White tea was most probably the first type of tea to be drunk thousands of years ago in China. It is produced with very little processing – it is essentially withered and left to dry, or dried using warm air. The leaves may undergo a small degree of oxidisation naturally while they are being dried. This is why some white teas like Pai Mu Tan consist of various coloured leaves – green, white and brown.
Other white teas, such as Silver Needles consist of only the bud, or new growth of the tea leaf, and are more uniformed in colour and shape. This style of white tea typically has a very light and delicate flavour, while a white tea like Pai Mu Tan will generally be fuller flavoured.
Green teas are unoxidised teas.
Thinking back to the example of fruit that becomes brown when left to the open air, imagine instead that the fruit is baked soon after cutting it open (like the apple in an apple pie) – it remains white. That is because the baking at high temperature halts the natural oxidisation process. Green tea is like the apple in an apple pie.
Leaves are withered and then heat-treated so as to kill the enzymes in the plant that would lead to oxidisation. Chinese style green teas are pan-roasted, and Japanese style teas (like Sencha) are steamed.
There are many different styles of green tea, which undergo various processes of drying and shaping. In China, the shape or appearance of the leaves is often considered a 'trademark' of a particular region, achieved by artisan tea makers whose skills have been passed down to them from many previous generations.
For example Long Jing (Dragonwell) is one of the top 10 famous Chinese teas and is known for the distinctive shape of the leaves created by artisans in Zhejiang Province.
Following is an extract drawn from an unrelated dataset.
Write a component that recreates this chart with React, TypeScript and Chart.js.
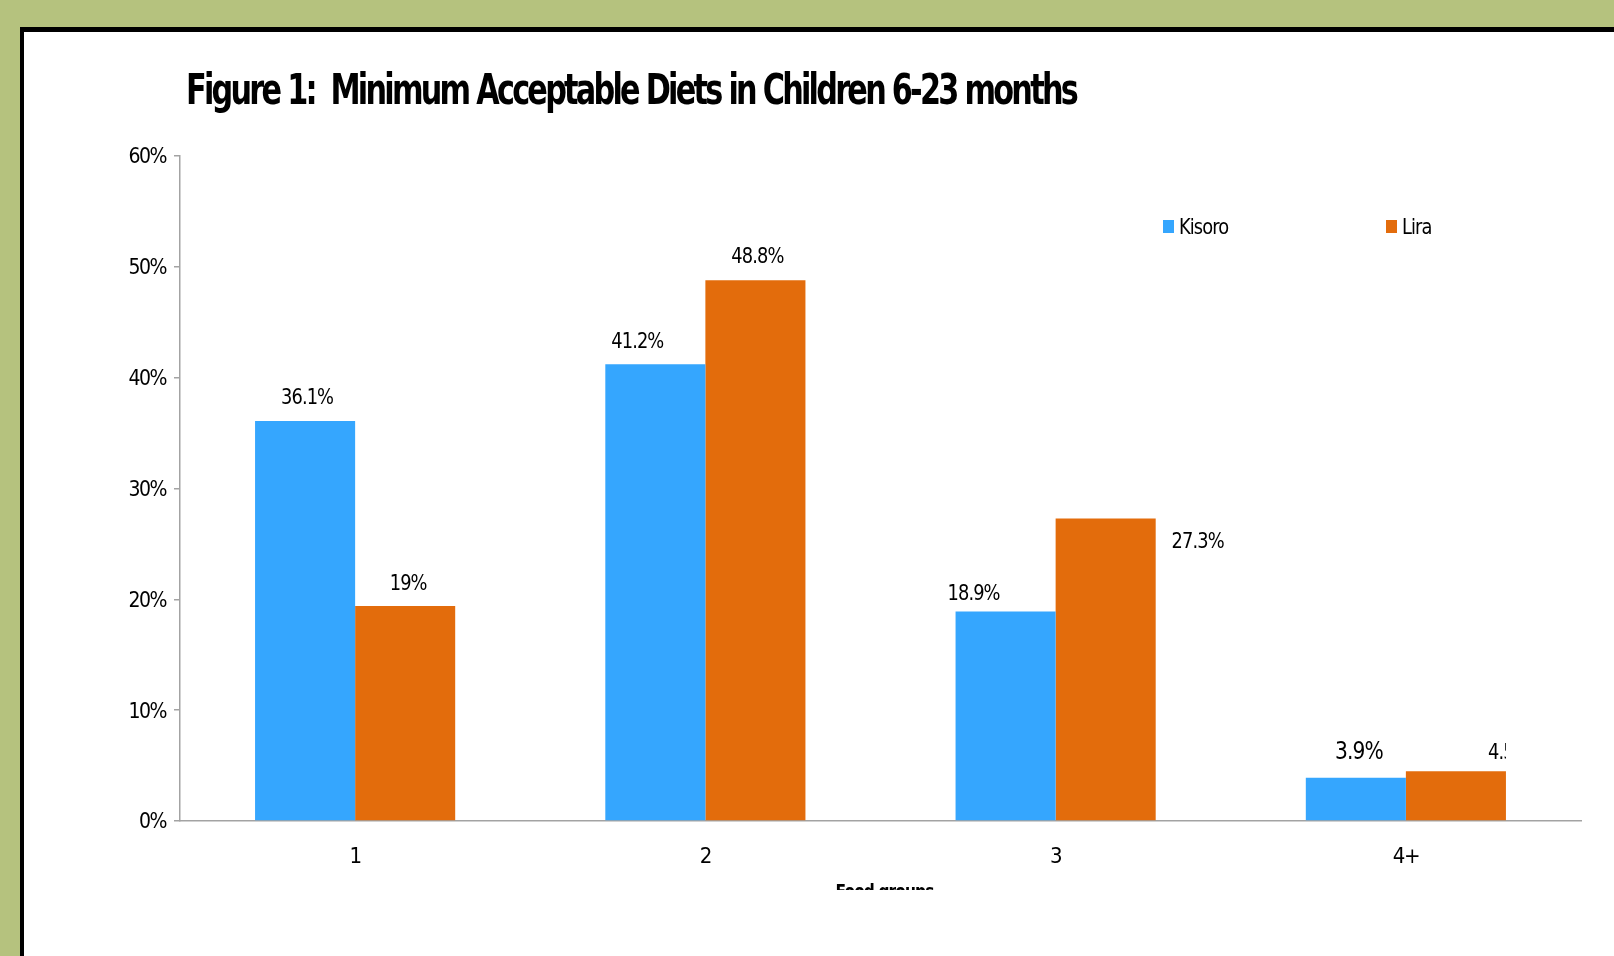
import React, { useEffect, useRef } from "react";
import { Chart, registerables } from "chart.js";
Chart.register(...registerables);

// ---- data ----
const categories = ["1", "2", "3", "4+"];
const seriesNames = ["Kisoro", "Lira"];
const kisoroValues = [36.1, 41.2, 18.9, 3.9];
const liraValues = [19.4, 48.8, 27.3, 4.5];
const kisoroLabels = ["36.1%", "41.2%", "18.9%", "3.9%"];
const liraLabels = ["19%", "48.8%", "27.3%", "4.5%"];
const yTickValues = [0, 10, 20, 30, 40, 50, 60];
const chartTitle = "Figure 1:  Minimum Acceptable Diets in Children 6-23 months";
const xAxisTitle = "Food groups";

// ---- style ----
const FONT = "'DejaVu Sans Condensed', 'DejaVu Sans', sans-serif";
const BLUE = "#35A6FE";
const ORANGE = "#E36C0C";
const GREEN = "#B5C27E";
const AXIS = "#A3A3A3";
// per-label offsets relative to bar (center x, top y)
const kisoroLabelDx = [2, -18, -32, 3];
const kisoroLabelDy = [-23, -22, -17, -25];
const kisoroLabelSize = [22, 22, 22, 25];
const liraLabelDx = [3, 2, 92, 53];
const liraLabelDy = [-22, -23, 24, -18];
const liraLabelSize = [22, 22, 22, 22];
const liraLabelClipToBar = [false, false, false, true];

function drawText(
  ctx: CanvasRenderingContext2D,
  text: string,
  x: number,
  y: number,
  font: string,
  sx: number,
  align: CanvasTextAlign,
  baseline: CanvasTextBaseline,
  spacing = "-1px"
) {
  ctx.save();
  ctx.font = font;
  (ctx as any).letterSpacing = spacing;
  ctx.fillStyle = "#000";
  ctx.textAlign = align;
  ctx.textBaseline = baseline;
  ctx.translate(x, y);
  ctx.scale(sx, 1);
  ctx.fillText(text, 0, 0);
  ctx.restore();
}

const framePlugin = {
  id: "frame",
  beforeDraw(chart: any) {
    const ctx = chart.ctx as CanvasRenderingContext2D;
    const w = chart.width, h = chart.height;
    ctx.save();
    ctx.fillStyle = GREEN;
    ctx.fillRect(0, 0, w, h);
    ctx.fillStyle = "#000";
    ctx.fillRect(20, 27, w - 20, h - 27);
    ctx.fillStyle = "#fff";
    ctx.fillRect(24, 32, w - 24, h - 32);
    ctx.restore();
    (ctx as any).letterSpacing = "-1.5px";
  },
};

const labelsPlugin = {
  id: "barLabels",
  afterDatasetsDraw(chart: any) {
    const ctx = chart.ctx as CanvasRenderingContext2D;
    const sets = [
      { labels: kisoroLabels, dx: kisoroLabelDx, dy: kisoroLabelDy, size: kisoroLabelSize, clip: [false, false, false, false] },
      { labels: liraLabels, dx: liraLabelDx, dy: liraLabelDy, size: liraLabelSize, clip: liraLabelClipToBar },
    ];
    sets.forEach((s, di) => {
      const meta = chart.getDatasetMeta(di);
      meta.data.forEach((bar: any, i: number) => {
        ctx.save();
        if (s.clip[i]) {
          ctx.beginPath();
          ctx.rect(0, 0, bar.x + bar.width / 2, chart.height);
          ctx.clip();
        }
        drawText(ctx, s.labels[i], bar.x + s.dx[i], bar.y + s.dy[i], `${s.size[i]}px ${FONT}`, 0.9, "center", "middle");
        ctx.restore();
      });
    });
  },
};

const decorPlugin = {
  id: "decor",
  afterDraw(chart: any) {
    const ctx = chart.ctx as CanvasRenderingContext2D;
    // title
    const tFont = `bold 43px ${FONT}`;
    ctx.save();
    ctx.font = tFont;
    (ctx as any).letterSpacing = "-3.5px";
    const tw = ctx.measureText(chartTitle).width;
    ctx.restore();
    drawText(ctx, chartTitle, 186, 104, tFont, 890 / tw, "left", "alphabetic", "-3.5px");

    // legend
    const colors = [BLUE, ORANGE];
    const legendX = [1163, 1386];
    seriesNames.forEach((name, i) => {
      ctx.save();
      ctx.fillStyle = colors[i];
      ctx.fillRect(legendX[i], 220, 11, 13);
      ctx.restore();
      drawText(ctx, name, legendX[i] + 16, 228, `22px ${FONT}`, 0.9, "left", "middle");
    });

    // x axis title (clipped at frame bottom)
    const ca = chart.chartArea;
    ctx.save();
    ctx.beginPath();
    ctx.rect(0, 0, chart.width, 890);
    ctx.clip();
    const xFont = `bold 20px ${FONT}`;
    ctx.font = xFont;
    (ctx as any).letterSpacing = "-1px";
    const xw = ctx.measureText(xAxisTitle).width;
    drawText(ctx, xAxisTitle, (ca.left + ca.right) / 2 + 4, 898, xFont, 98 / xw, "center", "alphabetic");
    ctx.restore();
  },
};

export default function App() {
  const ref = useRef<HTMLCanvasElement>(null);
  useEffect(() => {
    const canvas = ref.current!;
    const chart = new Chart(canvas, {
      type: "bar",
      data: {
        labels: categories,
        datasets: [
          { label: seriesNames[0], data: kisoroValues, backgroundColor: BLUE, categoryPercentage: 0.5714, barPercentage: 1.0 },
          { label: seriesNames[1], data: liraValues, backgroundColor: ORANGE, categoryPercentage: 0.5714, barPercentage: 1.0 },
        ],
      },
      options: {
        animation: false,
        responsive: false,
        devicePixelRatio: 1,
        layout: { padding: { left: 100, top: 156, right: 33, bottom: 0 } },
        plugins: {
          legend: { display: false },
          title: { display: false },
          tooltip: { enabled: false },
        },
        scales: {
          x: {
            grid: { drawOnChartArea: false, drawTicks: false },
            border: { color: AXIS, width: 1.5 },
            ticks: { font: { family: FONT, size: 22 }, color: "#000", padding: 23 },
            afterFit: (s: any) => { s.height = 135; },
          },
          y: {
            min: 0,
            max: 60,
            afterBuildTicks: (s: any) => { s.ticks = yTickValues.map((v) => ({ value: v })); },
            ticks: { font: { family: FONT, size: 21 }, color: "#000", padding: 8, labelOffset: 2, callback: (v: any) => v + "%" },
            grid: { drawOnChartArea: false, tickLength: 6, color: AXIS, lineWidth: 1.5 },
            border: { color: AXIS, width: 1.5 },
            afterFit: (s: any) => { s.width = 80; },
          },
        },
      },
      plugins: [framePlugin, labelsPlugin, decorPlugin],
    });
    return () => chart.destroy();
  }, []);
  return (
    <div style={{ position: "fixed", left: 0, top: 0, width: 1614, height: 956 }}>
      <canvas ref={ref} width={1614} height={956} style={{ width: 1614, height: 956, display: "block" }} />
    </div>
  );
}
It is said that it takes three years for an apprentice to master the 13 hand strokes to create this tea.
Oolong teas are partially oxidised.
These are the most complex teas to make, and certainly the most diverse. Each different oolong has its own unique set of characteristics, not only in terms of terroir, plant variety and tea making style – but when you add varying combinations of oxidisation and roasting, you have an infinite spectrum of flavours that are as different from each other as they are from teas in all the other categories!
Oxidisation for oolongs may be as little as 10 per cent or as much as 90 per cent (depending on which country you're in and who you're asking).
Oolongs typically have more complex flavour profiles than teas in the other categories – they may be floral, fruity, 'rocky', biscuity or faintly sweet. Oolongs are like the browned fruit – what they lack in appearance they surely make up for in taste!
Black teas are 100 per cent oxidised teas.
The leaves are withered, then rolled and crushed to release enzymes, which turn black through oxidisation. They are then dried.
Black teas are referred to in China as 'red' teas. The Chinese began producing black tea mainly to supply the English market, and did not traditionally consume much of this category of tea themselves. When the English began cultivating tea in India and Sri Lanka, it was black tea that was produced in those countries.
Pu-erh is tea that has been aged and fermented – that is, it is fermented in the true sense of the word (using microbes and multiflora), rather than simply oxidised.
Pu-erh is produced in the Yunnan province of China, typically using the larger leafed Assamica variety of Camellia Sinensis. Depending on the style of Pu-erh, it can be aged for as little as a few months or for many years. Small amounts of decades old Pu-erh tea can fetch many thousands of dollars.
Like other aged products, such as wine and cheese, good Pu-erh teas improve in taste and aroma (and increase in value) as they mature. They are loved for their earthy and woodsy flavours and aromas.
Although, tomes can, and indeed have, been written, this post was designed to be read over a single cup of tea. If you have any questions or comments, feel free to email anytime.
*Fermentation is an industry term, the use of which is strictly speaking incorrect. The only type of tea that is truly fermented is Pu-erh.